Water is done by drawing a very big quad over each cell. The quad is planar and has a Y value of 0, so using this method there is no way of getting rivers at different heights :( Implementing this would require something clever be done to construct the vertices representing the surface of the water. The big water quad does a texture lookup to determine its alpha factor, which allows me to give the smooth transition between sand and water rather than an instant change as you see in many older games.

Next on the to-do list is to improve the water by bump mapping it with a water-like texture which will change over time in some way so as to simulate waves/ripples/motion on the water surface. Once I add sky boxes I will do some very simple skybox reflection, but doing some kind of environment-based reflection involving local/global terrain will probably be more challenging considering the vast amount of terrain.

I tried implementing Screen Space Ambient Occlusion and made pretty good progress but it began to really harm the framerate when I tried to get antialiasing working - i was using render-to-texture for the scene (you can't do antialiasing with render-to-texture, so you have to render to a really big texture then shrink it down which involves 4x more calls to your pixel shader function), storing linear z values in the alpha channel, then passing this texture to a SSAO shader that operates on a full screen quad. The results were kind of what SSAO should look like, except for auras above some peaks, but I suspect large scale terrain is not the best way to test an SSAO shader - a small enclosed scene with models, e.g. people, would be far better.

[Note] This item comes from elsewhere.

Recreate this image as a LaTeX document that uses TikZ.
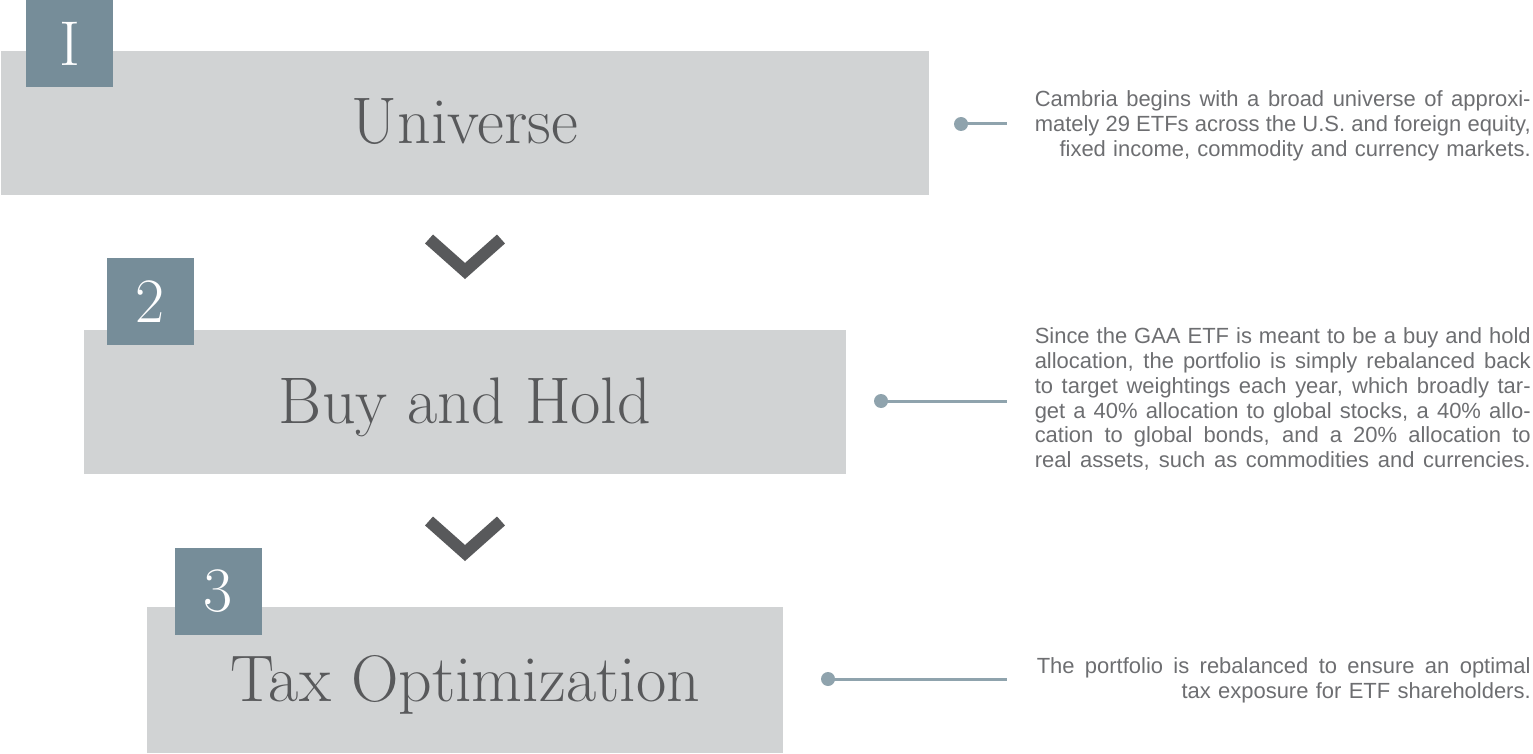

EDIT: See how much better a bit of bump mapping makes water look? :) The screenshots don't show it, but the normal map is animated so as to simulate a rippling/wavy/choppiness effect - the animation is done entirely in the pixel shader which is parameterised by a 'water phase' variable (-1 to +1, increments slightly every frame) that is used in some trig equations that are applied to the normals. I don't think I've got specular lighting working properly yet though, you can't see any at all when you are at the waters edge.